-------- Dataset content

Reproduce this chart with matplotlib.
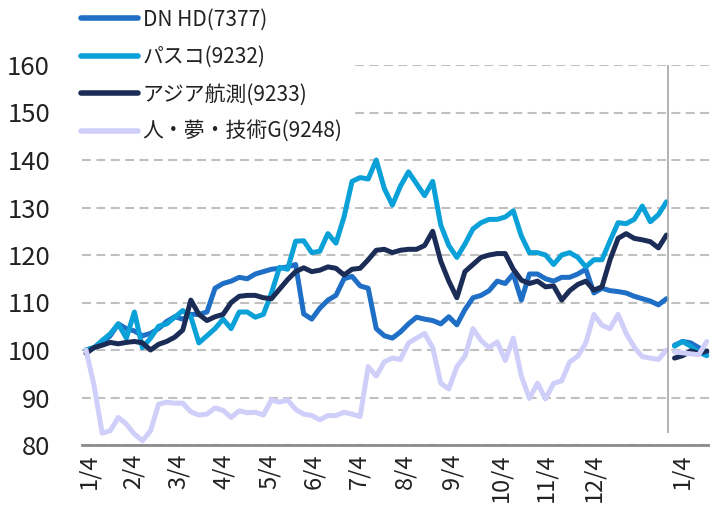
import matplotlib
matplotlib.use('Agg')
import matplotlib.pyplot as plt
import numpy as np

plt.rcParams['font.family'] = ['Noto Sans CJK JP', 'DejaVu Sans']

# x tick labels (trading-day category axis)
tick_labels = ['1/4', '2/4', '3/4', '4/4', '5/4', '6/4', '7/4', '8/4', '9/4',
               '10/4', '11/4', '12/4', '1/4']
tick_pos = [0.3, 5.8, 11.4, 17.1, 22.7, 28.2, 33.9, 39.6, 45.4, 51.4, 57.1, 63.0, 73.9]

names = ['DN HD(7377)', 'パスコ(9232)', 'アジア航測(9233)', '人・夢・技術G(9248)']
colors = ['#1f6fc6', '#0aa0d8', '#1b2d57', '#cfcffa']

# first year (index 100 at start)
dn_hd = [100, 100.5, 101.5, 103, 105.5, 104.5, 104, 103, 103.5, 104.5,
         106, 107, 106.5, 107.5, 107.5, 108, 113, 114, 114.5, 115.3,
         115, 116, 116.5, 117, 117.2, 117.5, 118, 107.6, 106.5, 108.8,
         110.5, 111.5, 115, 115.5, 113.5, 113, 104.5, 103, 102.5, 103.8,
         105.5, 106.9, 106.5, 106.2, 105.5, 107, 105.3, 108.5, 111, 111.5,
         112.5, 114.5, 114, 116, 110.5, 116, 116, 115, 114.5, 115.3,
         115.3, 116, 117, 112, 113, 112.5, 112.3, 112, 111.3, 110.8,
         110.3, 109.5, 110.8]
pasco = [100, 100.5, 102, 103.4, 105.5, 102.5, 108, 100.5, 102.5, 105,
         105.5, 106.9, 108.3, 107, 101.5, 103, 104.5, 106.5, 104.5, 108,
         108, 106.9, 107.5, 112, 117.4, 117, 122.9, 123, 120.5, 120.8,
         124.5, 122.5, 128, 135.5, 136.3, 136, 140, 134, 130.5, 134.5,
         137.5, 135, 132.5, 135.5, 126.3, 122, 119.5, 122.3, 125.5, 126.8,
         127.5, 127.5, 128, 129.3, 124, 120.5, 120.5, 120, 118, 120,
         120.5, 119.5, 117.5, 119, 119, 123, 126.8, 126.6, 127.5, 130.3,
         127, 128.5, 131.2]
asia = [99.3, 100.5, 101, 101.6, 101.3, 101.6, 101.8, 101.5, 100, 101.2,
        101.8, 102.7, 104.2, 110.5, 107.5, 106.2, 107, 107.5, 110, 111.3,
        111.5, 111.5, 111, 110.8, 112.8, 114.8, 116.5, 117.3, 116.5, 116.8,
        117.5, 117.2, 115.8, 117, 117.2, 119, 121, 121.2, 120.5, 121,
        121.2, 121.2, 122, 125, 118.7, 114.5, 111, 116.5, 118, 119.5,
        120, 120.3, 120.3, 117, 114.7, 114, 114.5, 113.3, 113.5, 110.5,
        112.5, 113.8, 114.5, 112.6, 113.3, 119, 123.5, 124.5, 123.5, 123.2,
        122.8, 121.5, 124.2]
hito = [100, 92.5, 82.5, 83, 85.8, 84.4, 82.3, 80.9, 83, 88.6,
        89, 88.8, 88.8, 87, 86.3, 86.5, 87.8, 87.3, 85.8, 87.2,
        86.8, 86.9, 86.3, 89.5, 89, 89.5, 87.5, 86.5, 86.2, 85.3,
        86.2, 86.2, 86.9, 86.5, 86, 96.5, 94.5, 97.5, 98.3, 98,
        101.5, 102.5, 103.5, 100.5, 93, 91.8, 96.5, 98.7, 104.5, 102,
        100.5, 101.7, 97.8, 102.5, 94.5, 89.8, 93, 89.7, 93, 93.5,
        97.5, 98.7, 101.5, 107.5, 105.2, 104.5, 107.5, 103.5, 100.6, 98.6,
        98.3, 98, 100]

# next year (re-based to 100)
dn_hd_next = [101, 101.8, 101.5, 100.5, 99.5]
pasco_next = [100.8, 101.8, 100.8, 99.5, 98.8]
asia_next = [98.3, 98.8, 99.8, 99.3, 99.8]
hito_next = [99.6, 99.4, 99.2, 99, 101.8]

series = [dn_hd, pasco, asia, hito]
series_next = [dn_hd_next, pasco_next, asia_next, hito_next]

fig = plt.figure(figsize=(7.1, 5.16), dpi=100)
ax = fig.add_axes([82 / 710, 71 / 516, 628 / 710, 380 / 516])

x1 = np.arange(len(dn_hd))
x2 = np.arange(len(dn_hd), len(dn_hd) + len(dn_hd_next))
for main, nxt, name, c in zip(series, series_next, names, colors):
    ax.plot(x1, main, color=c, lw=3.6, label=name,
            solid_capstyle='round', solid_joinstyle='round')
    ax.plot(x2, nxt, color=c, lw=3.6,
            solid_capstyle='round', solid_joinstyle='round')

# year separator
ax.vlines(len(dn_hd) - 0.8, 82.5, 160, color='#a6a6a6', lw=1.2)

ax.set_ylim(80, 160)
ax.set_xlim(-0.5, 77.4)
ax.set_yticks(range(80, 161, 10))
ax.yaxis.grid(True, ls=(0, (4.3, 2.6)), color='#c0c0c0', lw=1.5)
ax.set_axisbelow(True)
for s in ['top', 'right', 'left']:
    ax.spines[s].set_visible(False)
ax.spines['bottom'].set_color('#8c8c8c')
ax.spines['bottom'].set_linewidth(2)

ax.set_xticks(tick_pos)
ax.set_xticklabels(tick_labels, rotation=90, fontsize=17, color='#222222')
ax.tick_params(axis='y', length=0, pad=23, labelsize=18.5, labelcolor='#222222')
ax.tick_params(axis='x', length=0, pad=6)

leg = ax.legend(loc='upper left', bbox_to_anchor=(73 / 710, 1.0),
                bbox_transform=fig.transFigure, fontsize=15, frameon=True,
                facecolor='white', edgecolor='none', framealpha=1,
                handlelength=2.7, handletextpad=0.25, labelspacing=0.75,
                borderpad=0.4, borderaxespad=0, fancybox=False)
for t in leg.get_texts():
    t.set_color('#222222')
for h in leg.get_lines():
    h.set_linewidth(4)

fig.savefig('out.png')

----------------

_Stated exercise_. Give again, word for word, every line from the top of the data through the line with "colors = ['#1f6fc6', '#0aa0d8', '#1b2d57', '#cfcffa']", both ends included, and exclude the pictures.

_Written response_.
Reproduce this chart with matplotlib.
import matplotlib
matplotlib.use('Agg')
import matplotlib.pyplot as plt
import numpy as np

plt.rcParams['font.family'] = ['Noto Sans CJK JP', 'DejaVu Sans']

# x tick labels (trading-day category axis)
tick_labels = ['1/4', '2/4', '3/4', '4/4', '5/4', '6/4', '7/4', '8/4', '9/4',
               '10/4', '11/4', '12/4', '1/4']
tick_pos = [0.3, 5.8, 11.4, 17.1, 22.7, 28.2, 33.9, 39.6, 45.4, 51.4, 57.1, 63.0, 73.9]

names = ['DN HD(7377)', 'パスコ(9232)', 'アジア航測(9233)', '人・夢・技術G(9248)']
colors = ['#1f6fc6', '#0aa0d8', '#1b2d57', '#cfcffa']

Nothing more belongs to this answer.